Institutionalised discrimination
A study published by Nova Science Publishers found little evidence of institutional discrimination against asexuals because of their asexuality. The authors of the study theorised that this may be because most sexual orientation-based discrimination is religious in nature, while asexuality may be considered "morally justifiable given that a lack of sexual attraction/desires has been considered a desirable state by many religious institutions for hundreds of years."

In some jurisdictions, marriages can be voided if not legitimised by consummation. This has been viewed as discriminatory to asexuals. Sex education programmes in schools have also been known to discriminate against asexuals.

In early 2015, Russia passed a law banning, amongst others, people with "disorders of sexual preference" from obtaining driving licences. The Association of Russian Lawyers for Human Rights stated that it effectively banned "all transgender people, bigender, asexuals, transvestites, cross-dressers, and people who need sex reassignment" from driving.

Media and services
Some online dating services, including Bumble, and Match.com lack the option for users to identify as asexual, which obstructs their ability to find romantic partners.

Asexuality is sometimes represented in media as undesirable. In 2012, the TV medical drama House was criticised for its portrayal of asexuality within the medical profession and encouraging scepticism on the legitimacy of asexuality. The storyline centred on the assumption that the asexuality of the episode's patients – a married asexual couple – was the result of a medical condition, with one asexual character being described as a "giant pool of algae" and the titular character betting $100 on finding a medical reason behind another's asexuality; the show was criticised by AVEN founder David Jay for its depiction of asexuality as a "problematic and pathological" medical condition. In 2017, the decision to turn the character Jughead in Riverdale (a television programme based on Archie Comics) from asexual to heterosexual was met with disapproval, with one branding it "asexual erasure".

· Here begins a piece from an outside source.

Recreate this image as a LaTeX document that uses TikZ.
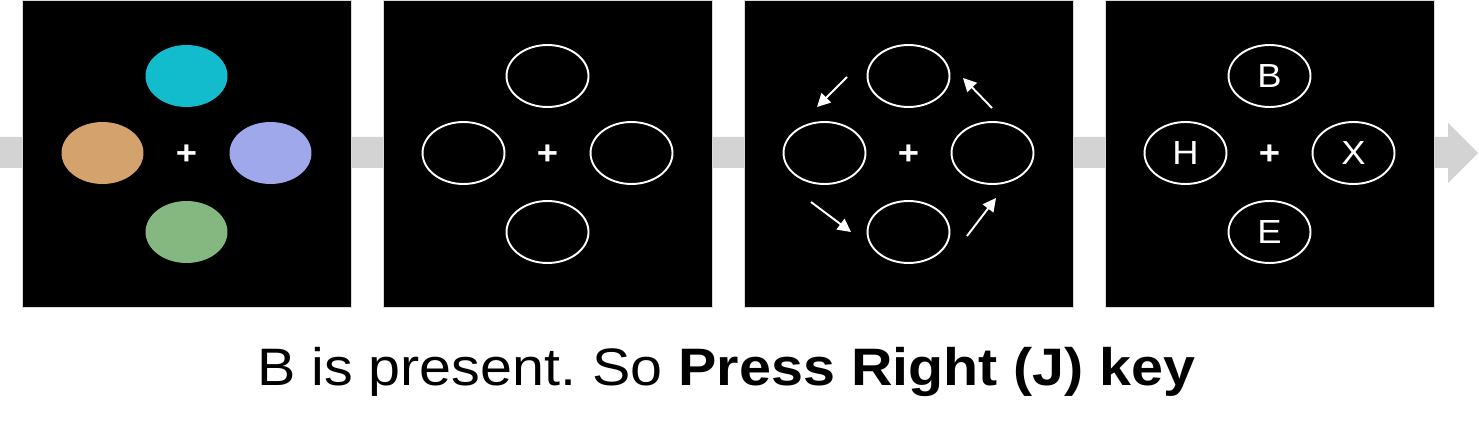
\documentclass[tikz,border=0pt]{standalone}
\usepackage{fontspec}
\setmainfont{Liberation Sans}[FakeStretch=1.09]
\usetikzlibrary{shapes.geometric,arrows.meta}
\frenchspacing

\definecolor{blobcyan}{HTML}{12BCCC}
\definecolor{blobtan}{HTML}{D4A26C}
\definecolor{bloblilac}{HTML}{9EA8EB}
\definecolor{blobgreen}{HTML}{84B880}
\definecolor{flowgray}{HTML}{D3D3D3}

\tikzset{
    panel/.style={fill=black,draw=gray!30,line width=0.4pt,minimum width=6.58cm,minimum height=6.14cm,inner sep=0},
    blob/.style={ellipse,minimum width=1.64cm,minimum height=1.24cm,inner sep=0},
    ring/.style={blob,draw=white,line width=1.1pt,text=white,font=\lettersize},
    cross/.style={text=white,inner sep=0,font=\crosssize},
    spin/.style={white,line width=1.1pt,-{Triangle[length=7.5pt,width=7.5pt]}}
}

\begin{document}
\begin{tikzpicture}[x=0.02cm,y=-0.02cm]
    % sizes in pixel units of the slide
    \pgfmathsetmacro{\dx}{84}
    \pgfmathsetmacro{\dy}{78}
    \pgfmathsetmacro{\cy}{154}
    \providecommand{\lettersize}{\fontsize{19}{19}\selectfont}
    \providecommand{\crosssize}{\bfseries\fontsize{19}{19}\selectfont}
    \providecommand{\captionsize}{\fontsize{30}{36}\selectfont}
    \useasboundingbox (0,0) rectangle (1479,435);
    % time line behind the panels
    \fill[flowgray] (0,137) -- (1448,137) -- (1448,123) -- (1478,153) -- (1448,183) -- (1448,168) -- (0,168) -- cycle;

    % panel 1: coloured placeholders
    \node[panel] (p1) at (186.5,153.5) {};
    \node[blob,fill=blobcyan] (p1t) at (186.5,\cy-\dy) {};
    \node[blob,fill=blobtan] (p1l) at (186.5-\dx,\cy-1) {};
    \node[blob,fill=bloblilac] (p1r) at (186.5+\dx,\cy-1) {};
    \node[blob,fill=blobgreen] (p1b) at (186.5,\cy+\dy) {};
    \node[cross] (p1c) at (186.5,\cy+1) {+};

    % panel 2: empty rings
    \node[panel] (p2) at (547.5,153.5) {};
    \node[ring] (p2t) at (547.5,\cy-\dy) {};
    \node[ring] (p2l) at (547.5-\dx,\cy-1) {};
    \node[ring] (p2r) at (547.5+\dx,\cy-1) {};
    \node[ring] (p2b) at (547.5,\cy+\dy) {};
    \node[cross] (p2c) at (547.5,\cy+1) {+};

    % panel 3: rings turning round
    \node[panel] (p3) at (908.5,153.5) {};
    \node[ring] (p3t) at (908.5,\cy-\dy) {};
    \node[ring] (p3l) at (908.5-\dx,\cy-1) {};
    \node[ring] (p3r) at (908.5+\dx,\cy-1) {};
    \node[ring] (p3b) at (908.5,\cy+\dy) {};
    \node[cross] (p3c) at (908.5,\cy+1) {+};
    \coordinate (s1) at (847,77);  \coordinate (e1) at (817,107);
    \coordinate (s2) at (992,108); \coordinate (e2) at (963,78);
    \coordinate (s3) at (811,202); \coordinate (e3) at (851,232);
    \coordinate (s4) at (967,236); \coordinate (e4) at (996,198);
    \draw[spin] (s1) -- (e1);
    \draw[spin] (s2) -- (e2);
    \draw[spin] (s3) -- (e3);
    \draw[spin] (s4) -- (e4);

    % panel 4: letters
    \node[panel] (p4) at (1269.5,153.5) {};
    \node[ring] (p4t) at (1269.5,\cy-\dy) {B};
    \node[ring] (p4l) at (1269.5-\dx,\cy-1) {H};
    \node[ring] (p4r) at (1269.5+\dx,\cy-1) {X};
    \node[ring] (p4b) at (1269.5,\cy+\dy) {E};
    \node[cross] (p4c) at (1269.5,\cy+1) {+};

    \node[anchor=base,inner sep=0,font=\captionsize] (msg) at (726.5,385) {B is present. So \textbf{Press Right (J) key}};
\end{tikzpicture}
\end{document}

In 2019, the video game Death Stranding was criticised for portraying asexuality as a lifestyle, implying that whom one is attracted to is a choice, mistaking asexuality for not wanting emotional bonds, and insinuating that asexuality is responsible for the decline of the birth rate in its world. When the game released a director's cut version in 2021, the data log describing these views is updated and contains an addenum that notes the log "advances a controversial thesis widely regarded as unsubstantiated and discriminatory". This change was praised by critics for acknowledging the criticism that the game originally had, correcting their mistake, and further expanding on why the original log was problematic.

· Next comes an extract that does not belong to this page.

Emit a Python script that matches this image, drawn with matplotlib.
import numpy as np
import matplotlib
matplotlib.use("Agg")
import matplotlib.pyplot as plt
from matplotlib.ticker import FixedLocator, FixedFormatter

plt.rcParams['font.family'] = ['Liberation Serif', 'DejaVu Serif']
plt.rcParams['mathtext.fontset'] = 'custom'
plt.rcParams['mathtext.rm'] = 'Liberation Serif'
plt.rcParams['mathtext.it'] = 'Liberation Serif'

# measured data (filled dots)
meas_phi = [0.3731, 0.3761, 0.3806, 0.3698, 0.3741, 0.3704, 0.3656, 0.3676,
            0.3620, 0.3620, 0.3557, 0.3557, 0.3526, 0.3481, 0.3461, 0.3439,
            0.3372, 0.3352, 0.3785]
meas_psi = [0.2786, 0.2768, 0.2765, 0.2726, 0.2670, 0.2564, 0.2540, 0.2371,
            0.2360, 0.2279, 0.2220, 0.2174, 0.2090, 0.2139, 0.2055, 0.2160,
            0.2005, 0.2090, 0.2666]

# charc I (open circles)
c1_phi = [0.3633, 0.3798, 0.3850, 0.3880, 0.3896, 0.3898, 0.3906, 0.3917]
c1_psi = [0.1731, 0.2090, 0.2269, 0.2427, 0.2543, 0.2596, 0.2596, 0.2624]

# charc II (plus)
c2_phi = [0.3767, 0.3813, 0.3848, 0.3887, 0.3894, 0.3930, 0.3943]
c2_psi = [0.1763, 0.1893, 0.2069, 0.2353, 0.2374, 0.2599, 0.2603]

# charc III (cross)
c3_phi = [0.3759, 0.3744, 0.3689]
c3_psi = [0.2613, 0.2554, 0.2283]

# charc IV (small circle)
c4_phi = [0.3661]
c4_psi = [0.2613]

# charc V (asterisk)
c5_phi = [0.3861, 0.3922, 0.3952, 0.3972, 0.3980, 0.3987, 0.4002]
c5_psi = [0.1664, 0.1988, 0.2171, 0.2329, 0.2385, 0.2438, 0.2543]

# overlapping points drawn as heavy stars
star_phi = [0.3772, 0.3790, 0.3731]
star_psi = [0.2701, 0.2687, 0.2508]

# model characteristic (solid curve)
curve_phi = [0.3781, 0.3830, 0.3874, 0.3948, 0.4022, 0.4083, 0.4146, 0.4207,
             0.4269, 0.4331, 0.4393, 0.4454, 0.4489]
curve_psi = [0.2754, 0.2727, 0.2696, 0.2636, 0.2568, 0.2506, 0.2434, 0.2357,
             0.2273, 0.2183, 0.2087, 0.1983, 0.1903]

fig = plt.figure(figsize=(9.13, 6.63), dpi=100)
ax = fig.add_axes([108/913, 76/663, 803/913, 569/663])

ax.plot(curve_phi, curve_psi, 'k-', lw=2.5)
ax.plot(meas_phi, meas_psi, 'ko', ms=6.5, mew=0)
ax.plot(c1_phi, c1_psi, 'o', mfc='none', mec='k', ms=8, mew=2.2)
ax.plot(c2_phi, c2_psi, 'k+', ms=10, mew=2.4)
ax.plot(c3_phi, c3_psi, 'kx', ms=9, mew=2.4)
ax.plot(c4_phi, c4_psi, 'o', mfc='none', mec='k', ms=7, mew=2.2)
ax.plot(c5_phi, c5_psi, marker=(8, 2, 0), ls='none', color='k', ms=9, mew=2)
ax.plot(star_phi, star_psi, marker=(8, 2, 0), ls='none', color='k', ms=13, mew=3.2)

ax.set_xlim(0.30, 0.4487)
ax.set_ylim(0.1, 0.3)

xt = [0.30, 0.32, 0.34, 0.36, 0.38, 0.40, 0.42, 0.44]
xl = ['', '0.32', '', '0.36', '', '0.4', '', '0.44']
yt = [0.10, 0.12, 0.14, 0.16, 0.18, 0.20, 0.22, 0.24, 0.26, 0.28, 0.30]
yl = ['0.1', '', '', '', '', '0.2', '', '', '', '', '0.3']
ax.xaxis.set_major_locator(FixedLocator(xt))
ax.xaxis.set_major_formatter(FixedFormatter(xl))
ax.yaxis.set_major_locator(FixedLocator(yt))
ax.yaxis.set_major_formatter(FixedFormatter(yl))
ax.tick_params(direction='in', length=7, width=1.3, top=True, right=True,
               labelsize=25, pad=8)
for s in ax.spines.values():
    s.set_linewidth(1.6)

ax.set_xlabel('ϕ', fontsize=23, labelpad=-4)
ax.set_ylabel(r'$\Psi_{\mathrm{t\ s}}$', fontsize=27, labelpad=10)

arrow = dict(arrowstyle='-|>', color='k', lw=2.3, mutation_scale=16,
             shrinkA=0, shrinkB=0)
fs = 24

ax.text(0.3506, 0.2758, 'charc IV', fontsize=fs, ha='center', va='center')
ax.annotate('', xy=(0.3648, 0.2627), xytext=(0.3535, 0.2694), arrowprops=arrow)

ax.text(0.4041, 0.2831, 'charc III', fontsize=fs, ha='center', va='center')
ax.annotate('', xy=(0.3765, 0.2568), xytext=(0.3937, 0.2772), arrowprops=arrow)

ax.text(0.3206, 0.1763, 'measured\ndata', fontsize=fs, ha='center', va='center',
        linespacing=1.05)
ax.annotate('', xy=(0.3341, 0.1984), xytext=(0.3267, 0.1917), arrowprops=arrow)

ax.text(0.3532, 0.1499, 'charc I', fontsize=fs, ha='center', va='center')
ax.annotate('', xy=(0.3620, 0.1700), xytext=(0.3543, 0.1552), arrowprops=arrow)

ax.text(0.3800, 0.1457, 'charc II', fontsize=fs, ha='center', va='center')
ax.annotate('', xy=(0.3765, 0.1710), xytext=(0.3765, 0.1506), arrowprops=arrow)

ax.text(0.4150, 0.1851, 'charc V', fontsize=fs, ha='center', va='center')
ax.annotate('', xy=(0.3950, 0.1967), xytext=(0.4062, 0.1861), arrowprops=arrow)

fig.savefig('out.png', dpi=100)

Anti-discrimination endeavours
In New York, the Sexual Orientation Non-Discrimination Act categorises asexuals as a protected class.

The Asexual Visibility and Education Network (AVEN), an organisation founded in 2001 by David Jay, aims to raise awareness of asexuality, through such means as discussions in schools about asexuality and discouraging discriminatory attitudes towards the sexuality. Asexual Awareness Week is an annual event formed by Sarah Beth Brooks in 2010, also with the aim of raising asexual awareness and dispelling misconceptions. There have been attempts to increase awareness of asexuality in universities. A number of community support groups for asexual people have been formed, such as Asexuals of the Mid-Atlantic, a meetup group for asexual people centred in Washington D.C., whose members founded The Asexual Awareness Project, an asexual advocacy organisation.

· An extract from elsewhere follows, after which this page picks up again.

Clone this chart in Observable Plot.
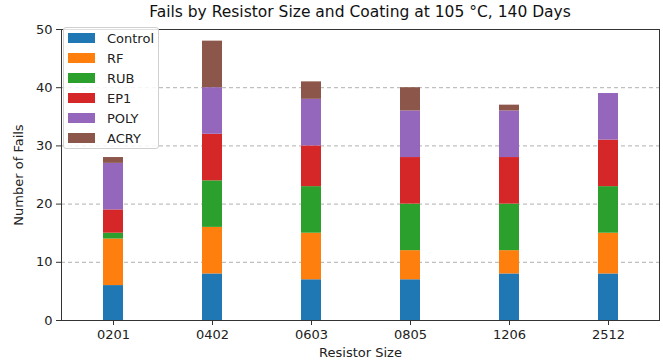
<!DOCTYPE html>
<html>
<head>
<meta charset="utf-8">
<script src="https://cdn.jsdelivr.net/npm/d3@7"></script>
<script src="https://cdn.jsdelivr.net/npm/@observablehq/plot@0.6"></script>
<style>
  body { margin: 0; background: #fff; }
  #wrap { position: relative; width: 663px; height: 362px; font-family: "DejaVu Sans", sans-serif; }
  #chart { position: absolute; left: 0; top: 0; }
  #chart svg { overflow: visible; }
  #title { position: absolute; left: 61px; width: 598px; top: 3px; height: 20px; text-align: center; font-size: 15.5px; color: #111; white-space: nowrap; }
  #legend { position: absolute; left: 63px; top: 27px; width: 96px; height: 122px; box-sizing: border-box;
            border: 1px solid #d0d0d0; border-radius: 3px; background: rgba(255,255,255,0.85); }
  .row { position: absolute; left: 4px; height: 20px; display: flex; align-items: center; font-size: 13px; color: #222; }
  .sw { width: 27px; height: 10px; margin-right: 12px; }
</style>
</head>
<body>
<div id="wrap">
  <div id="chart"></div>
  <div id="title">Fails by Resistor Size and Coating at 105 °C, 140 Days</div>
  <div id="legend"></div>
</div>
<script>
const sizes = ["0201", "0402", "0603", "0805", "1206", "2512"];
const coatings = ["Control", "RF", "RUB", "EP1", "POLY", "ACRY"];
const control = [6, 8, 7, 7, 8, 8];
const rf      = [8, 8, 8, 5, 4, 7];
const rub     = [1, 8, 8, 8, 8, 8];
const ep1     = [4, 8, 7, 8, 8, 8];
const poly    = [8, 8, 8, 8, 8, 8];
const acry    = [1, 8, 3, 4, 1, 0];
const colors = ["#1f77b4", "#ff7f0e", "#2ca02c", "#d62728", "#9467bd", "#8c564b"];
const yTicks = [0, 10, 20, 30, 40, 50];

const series = [control, rf, rub, ep1, poly, acry];
const data = [];
sizes.forEach((s, i) => {
  coatings.forEach((c, j) => data.push({size: s, coating: c, fails: series[j][i]}));
});

const plot = Plot.plot({
  width: 663,
  height: 362,
  marginLeft: 61,
  marginRight: 4,
  marginTop: 29,
  marginBottom: 42,
  style: { fontFamily: "DejaVu Sans, sans-serif", fontSize: "13px", color: "#222", background: "white", overflow: "visible" },
  x: { type: "band", domain: sizes, paddingInner: 0.8, paddingOuter: 0.4, label: null },
  y: { domain: [0, 50], label: null },
  color: { domain: coatings, range: colors },
  marks: [
    Plot.gridY(yTicks.slice(1, 5), { stroke: "#b0b0b0", strokeOpacity: 1, strokeDasharray: "4,3" }),
    Plot.barY(data, { x: "size", y: "fails", fill: "coating", order: coatings }),
    Plot.axisX({ tickSize: 5, tickPadding: 4, label: "Resistor Size", labelAnchor: "center", labelArrow: "none", labelOffset: 36, stroke: "#333" }),
    Plot.axisY({ ticks: yTicks, tickSize: 5, tickPadding: 4, label: "Number of Fails", labelAnchor: "center", labelArrow: "none", labelOffset: 48, stroke: "#333" }),
    Plot.frame({ stroke: "#333", strokeWidth: 1 })
  ]
});
document.getElementById("chart").appendChild(plot);

const leg = document.getElementById("legend");
coatings.forEach((c, i) => {
  const row = document.createElement("div");
  row.className = "row";
  row.style.top = (i * 20) + "px";
  row.innerHTML = `<div class="sw" style="background:${colors[i]}"></div><span>${c}</span>`;
  leg.appendChild(row);
});
</script>
</body>
</html>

In autumn 2014, the book The Invisible Orientation: An Introduction to Asexuality, written by Julie Sondra Decker, was published, with Decker stating that the aim of the book was for it to be used in sex education to increase common knowledge of sexuality.

In 2015, United Kingdom Labour Party parliamentary candidate George Norman called for Parliament to add asexuality to its existing equality legislation, and to recognise that one per cent of the UK's electorate identified as asexual.

In 2016, the Asexual Aromantic Alliance was founded at Iowa State University to encourage co-operation between the asexual and aromantic communities, with the aim of "help[ing to] eliminate acephobia."